REQUIREMENT ::
Pull out every line below holding the word "page".

DATA RECORDS ::
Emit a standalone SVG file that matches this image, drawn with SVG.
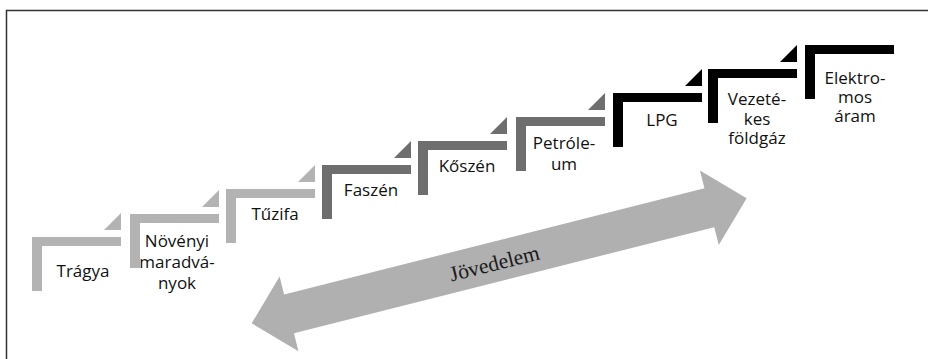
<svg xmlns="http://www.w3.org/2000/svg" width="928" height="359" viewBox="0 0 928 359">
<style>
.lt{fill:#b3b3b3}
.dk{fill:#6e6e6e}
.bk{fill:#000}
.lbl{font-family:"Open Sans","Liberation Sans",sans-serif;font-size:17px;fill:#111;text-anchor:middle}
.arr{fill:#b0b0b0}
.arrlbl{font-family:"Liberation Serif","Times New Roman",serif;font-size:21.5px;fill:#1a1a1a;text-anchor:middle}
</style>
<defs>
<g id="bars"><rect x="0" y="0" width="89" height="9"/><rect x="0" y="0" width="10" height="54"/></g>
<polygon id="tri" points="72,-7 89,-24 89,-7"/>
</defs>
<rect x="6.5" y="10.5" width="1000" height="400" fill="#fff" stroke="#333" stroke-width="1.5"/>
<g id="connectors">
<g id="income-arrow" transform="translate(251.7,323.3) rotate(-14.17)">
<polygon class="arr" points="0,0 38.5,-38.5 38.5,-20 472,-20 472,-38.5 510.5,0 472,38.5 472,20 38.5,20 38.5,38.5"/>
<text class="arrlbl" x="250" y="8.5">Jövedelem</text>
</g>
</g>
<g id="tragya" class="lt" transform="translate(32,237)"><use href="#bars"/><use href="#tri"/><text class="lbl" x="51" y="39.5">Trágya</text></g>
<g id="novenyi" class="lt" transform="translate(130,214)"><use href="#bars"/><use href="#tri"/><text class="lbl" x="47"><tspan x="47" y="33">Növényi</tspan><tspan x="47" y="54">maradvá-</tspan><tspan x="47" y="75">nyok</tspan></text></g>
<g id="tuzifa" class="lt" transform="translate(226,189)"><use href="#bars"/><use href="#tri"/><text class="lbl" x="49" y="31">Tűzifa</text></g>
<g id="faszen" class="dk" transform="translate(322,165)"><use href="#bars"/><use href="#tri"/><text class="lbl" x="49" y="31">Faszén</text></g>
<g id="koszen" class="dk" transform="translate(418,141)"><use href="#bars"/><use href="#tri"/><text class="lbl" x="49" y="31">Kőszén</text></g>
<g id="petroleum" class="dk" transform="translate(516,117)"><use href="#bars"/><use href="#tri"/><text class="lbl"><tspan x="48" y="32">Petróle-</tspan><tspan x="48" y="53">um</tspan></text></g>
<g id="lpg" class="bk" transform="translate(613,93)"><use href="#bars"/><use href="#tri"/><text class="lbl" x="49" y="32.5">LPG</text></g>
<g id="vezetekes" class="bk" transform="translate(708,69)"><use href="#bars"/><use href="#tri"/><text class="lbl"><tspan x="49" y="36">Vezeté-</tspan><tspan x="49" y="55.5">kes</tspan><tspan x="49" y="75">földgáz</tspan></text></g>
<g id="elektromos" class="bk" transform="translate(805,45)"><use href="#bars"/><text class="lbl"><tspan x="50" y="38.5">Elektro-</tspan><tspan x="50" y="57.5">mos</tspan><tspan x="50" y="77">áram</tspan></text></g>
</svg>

==

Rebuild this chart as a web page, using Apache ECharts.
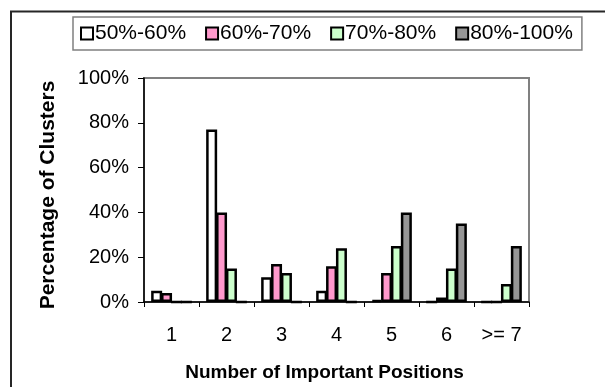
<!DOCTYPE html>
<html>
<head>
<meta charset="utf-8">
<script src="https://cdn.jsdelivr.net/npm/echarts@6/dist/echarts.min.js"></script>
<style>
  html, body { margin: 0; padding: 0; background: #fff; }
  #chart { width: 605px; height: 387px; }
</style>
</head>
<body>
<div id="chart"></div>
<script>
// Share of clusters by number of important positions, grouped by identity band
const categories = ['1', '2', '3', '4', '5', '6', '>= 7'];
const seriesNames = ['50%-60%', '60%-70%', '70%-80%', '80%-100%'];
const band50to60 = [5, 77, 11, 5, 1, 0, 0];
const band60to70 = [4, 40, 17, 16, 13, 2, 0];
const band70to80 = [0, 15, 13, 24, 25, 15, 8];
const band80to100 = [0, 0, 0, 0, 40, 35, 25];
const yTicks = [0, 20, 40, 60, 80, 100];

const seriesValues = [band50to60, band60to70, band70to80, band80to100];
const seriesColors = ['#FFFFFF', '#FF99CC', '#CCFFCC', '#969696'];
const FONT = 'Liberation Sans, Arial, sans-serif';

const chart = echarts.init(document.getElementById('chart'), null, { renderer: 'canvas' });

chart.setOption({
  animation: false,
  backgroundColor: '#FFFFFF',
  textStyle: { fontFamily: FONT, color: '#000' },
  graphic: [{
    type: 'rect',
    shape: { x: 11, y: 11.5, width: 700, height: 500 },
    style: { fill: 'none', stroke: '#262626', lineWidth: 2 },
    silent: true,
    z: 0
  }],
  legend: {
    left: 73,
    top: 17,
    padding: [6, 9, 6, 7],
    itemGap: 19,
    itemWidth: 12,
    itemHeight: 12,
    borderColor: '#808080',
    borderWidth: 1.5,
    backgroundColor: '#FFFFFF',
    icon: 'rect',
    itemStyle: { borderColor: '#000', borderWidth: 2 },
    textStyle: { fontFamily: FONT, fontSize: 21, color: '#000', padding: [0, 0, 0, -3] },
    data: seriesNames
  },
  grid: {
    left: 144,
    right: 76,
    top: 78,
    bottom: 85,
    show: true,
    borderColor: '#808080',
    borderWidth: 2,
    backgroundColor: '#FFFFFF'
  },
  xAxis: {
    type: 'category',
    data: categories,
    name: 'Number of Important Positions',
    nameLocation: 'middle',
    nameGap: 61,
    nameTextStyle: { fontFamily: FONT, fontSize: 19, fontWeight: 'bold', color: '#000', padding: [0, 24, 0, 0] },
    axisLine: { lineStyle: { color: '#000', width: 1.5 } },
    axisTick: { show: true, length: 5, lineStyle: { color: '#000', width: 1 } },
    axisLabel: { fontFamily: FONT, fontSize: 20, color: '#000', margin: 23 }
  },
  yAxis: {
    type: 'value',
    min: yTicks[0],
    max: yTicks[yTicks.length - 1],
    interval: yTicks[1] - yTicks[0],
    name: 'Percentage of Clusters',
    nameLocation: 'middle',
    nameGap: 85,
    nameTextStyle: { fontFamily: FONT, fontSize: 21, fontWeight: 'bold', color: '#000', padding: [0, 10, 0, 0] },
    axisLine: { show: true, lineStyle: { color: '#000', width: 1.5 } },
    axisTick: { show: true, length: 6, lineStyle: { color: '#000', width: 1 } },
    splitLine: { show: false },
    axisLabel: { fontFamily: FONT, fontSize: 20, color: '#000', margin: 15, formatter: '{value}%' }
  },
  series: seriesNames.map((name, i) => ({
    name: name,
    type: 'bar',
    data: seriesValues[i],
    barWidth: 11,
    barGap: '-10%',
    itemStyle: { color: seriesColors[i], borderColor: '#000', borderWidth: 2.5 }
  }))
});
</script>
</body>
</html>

---

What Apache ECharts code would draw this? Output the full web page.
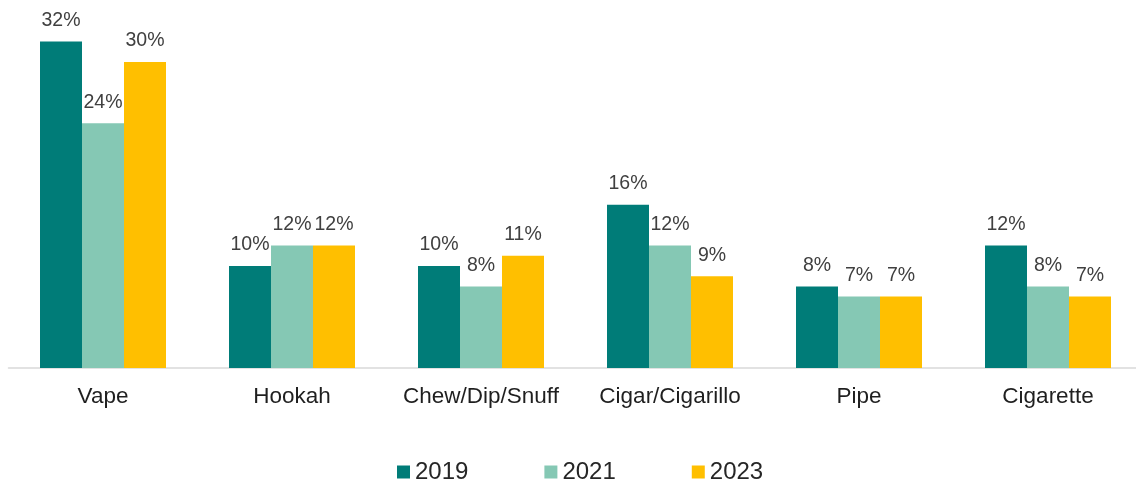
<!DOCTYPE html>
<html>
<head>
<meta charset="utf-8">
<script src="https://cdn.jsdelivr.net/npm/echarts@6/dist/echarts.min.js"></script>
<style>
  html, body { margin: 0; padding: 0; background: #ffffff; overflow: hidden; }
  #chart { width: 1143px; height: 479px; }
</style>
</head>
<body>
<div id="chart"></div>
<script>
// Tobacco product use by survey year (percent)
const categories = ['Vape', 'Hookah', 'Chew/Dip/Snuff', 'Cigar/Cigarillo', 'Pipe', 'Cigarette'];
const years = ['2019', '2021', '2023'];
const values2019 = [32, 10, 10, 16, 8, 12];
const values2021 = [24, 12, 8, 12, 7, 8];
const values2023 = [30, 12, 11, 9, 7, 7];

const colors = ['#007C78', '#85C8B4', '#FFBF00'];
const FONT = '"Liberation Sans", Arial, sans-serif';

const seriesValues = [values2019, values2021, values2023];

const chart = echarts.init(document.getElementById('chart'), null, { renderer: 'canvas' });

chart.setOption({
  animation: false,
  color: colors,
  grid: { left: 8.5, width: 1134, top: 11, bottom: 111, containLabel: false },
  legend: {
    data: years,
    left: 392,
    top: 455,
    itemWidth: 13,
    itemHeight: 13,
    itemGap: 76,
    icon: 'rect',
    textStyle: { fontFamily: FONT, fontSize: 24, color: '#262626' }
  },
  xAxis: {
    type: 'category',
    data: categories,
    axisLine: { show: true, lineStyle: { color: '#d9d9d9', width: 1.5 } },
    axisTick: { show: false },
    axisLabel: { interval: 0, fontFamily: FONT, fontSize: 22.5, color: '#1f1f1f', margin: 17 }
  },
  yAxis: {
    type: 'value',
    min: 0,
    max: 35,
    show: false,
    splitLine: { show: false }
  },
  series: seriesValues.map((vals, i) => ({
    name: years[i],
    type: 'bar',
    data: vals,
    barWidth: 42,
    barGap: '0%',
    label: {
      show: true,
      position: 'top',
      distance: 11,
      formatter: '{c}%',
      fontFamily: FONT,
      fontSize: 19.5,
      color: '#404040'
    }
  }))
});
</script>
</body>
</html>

EXERCISE ANSWER ::
Rebuild this chart as a web page, using Apache ECharts.
What Apache ECharts code would draw this? Output the full web page.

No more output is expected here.